I came across the video above on YouTube this week. It was taken on Thursday, 30th May, 1985, and records the view from the cab of a class 86 locomotive (86257 ‘Snowdon’) hauling a morning express from London Euston station to Liverpool Lime Street. It is a nice opportunity to see the West Coast Main Line before the modernisation of 2004–2008, and also the ‘old’ (1902) Crewe station only days before most of it was levelled for complete remodelling, not to mention the electrified catenary whose installation my grandfather had a hand in overseeing in the 1960s. I was a little taken aback by the blasé attitude to safety on the part of the permanent-way gangs, ambling around in the four-foot, right in the path of trains bearing down on them from various directions — see for instance the departure from Watford Junction! — but it is otherwise rather a relaxing way to spend the best part of three hours.
It is enjoyable to see so much of the old British Rail traction out and about that is almost all now long withdrawn and scrapped, though I believe a few class 86s survive on freights. It is good, too, to see the line so busy with trains and the stations with passengers, for in many ways the railways were in the doldrums in the mid-1980s. The Beeching Axe had dealt its mortal blows to a third of the network only twenty years before, the motor-car’s supremacy was uncontested, and British Rail, being a nationalised industry, was scraping by on grudging Government subsidies. The revival of the new millennium was still a good way off.
As well as the view ahead, I also found the conversation of the three men in the cab thoroughly absorbing — especially the running commentary provided by Traction Inspector Peter Crawley with the sort of articulate, measured voice that is seldom heard these days. As well as being able to explain the ingenious solutions to the intricate puzzle of running a railway, he clearly knows and loves the line itself, the southern half especially, and is able to point out many interesting sights — everything from the Norman castle at Berkhamsted to the M25 motorway under construction at Kings Langley, from the reputed hauntedness of the slow lines’ tunnel at Watford to the factory of Armitage Shanks, renowned manufacturer of bathroom fittings! There are the three spires of Lichfield Cathedral, Izaak Walton’s cottage just north of Stafford, the majestic crossing of the Mersey at Runcorn, and the dramatic final descent through the hewn tunnels into Lime Street.
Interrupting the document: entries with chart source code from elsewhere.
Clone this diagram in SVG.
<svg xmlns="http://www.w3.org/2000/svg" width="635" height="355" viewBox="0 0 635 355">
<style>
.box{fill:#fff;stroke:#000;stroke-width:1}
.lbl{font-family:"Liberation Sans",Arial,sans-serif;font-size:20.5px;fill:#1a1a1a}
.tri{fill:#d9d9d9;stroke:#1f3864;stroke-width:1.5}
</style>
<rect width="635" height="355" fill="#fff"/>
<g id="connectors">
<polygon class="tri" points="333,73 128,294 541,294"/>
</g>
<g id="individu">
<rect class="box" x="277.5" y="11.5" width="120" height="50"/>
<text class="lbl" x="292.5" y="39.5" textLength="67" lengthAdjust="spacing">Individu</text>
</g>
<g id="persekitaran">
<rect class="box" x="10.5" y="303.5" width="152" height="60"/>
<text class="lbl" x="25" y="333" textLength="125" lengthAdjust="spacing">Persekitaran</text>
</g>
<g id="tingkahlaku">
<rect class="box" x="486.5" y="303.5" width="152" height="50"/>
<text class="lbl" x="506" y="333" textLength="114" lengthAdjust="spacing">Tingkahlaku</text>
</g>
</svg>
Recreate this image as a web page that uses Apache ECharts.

We even encounter the Royal Train near Hartford in Cheshire. On the approach to Crewe, Inspector Crawley points out how alarmingly near the station the Coronation Scot had got when it reached its record speed of 114mph in 1938, and therefore just how late the driver left it to slam on the brakes (too late, in fact, for the crockery in the dining car).
These days YouTube abounds with oodles of excellent modern-day cab-ride videos, many with highly informative captions: some of the best for British routes are supplied by Don Coffey, Ben Elias, ‘emmo999’ and Richard Griffin, who is one of the group maintaining the preserved ‘Hastings Diesel’ multiple unit. But there is also something highly satisfying about this older, comparatively rudimentary film and the spontaneity and immediacy of the commentary. It is almost as if Peter Crawley is reciting an old, familiar tale: for him the railway is no mere ‘transport artery’, but a corridor of associations and memories and jokes, with lore lying around every curve. The film would be simply a non-stop miscellany of facts and trivia, if it were not held together by the thin bright narrative threads of the twin steel rails.
Railways are romantic because they tell stories as they go; they cannot help turning the landscape into the setting for a grand epic poem. Whereas a motorway tramples amply wherever it will, railways are mindful of their surroundings as they weave their way ahead — regardless of their respective engineers’ intentions, good or ill, this is how it seems to be. This is why, on long rail journeys, I often find myself putting my book aside in favour of the other, wordless narrative unfolding outside the window. I find myself watching it all unfold, trying to learn England, so that it will become for me, as for Peter Crawley, a known and beloved land, full of fond sights; a gift to be passed on to others.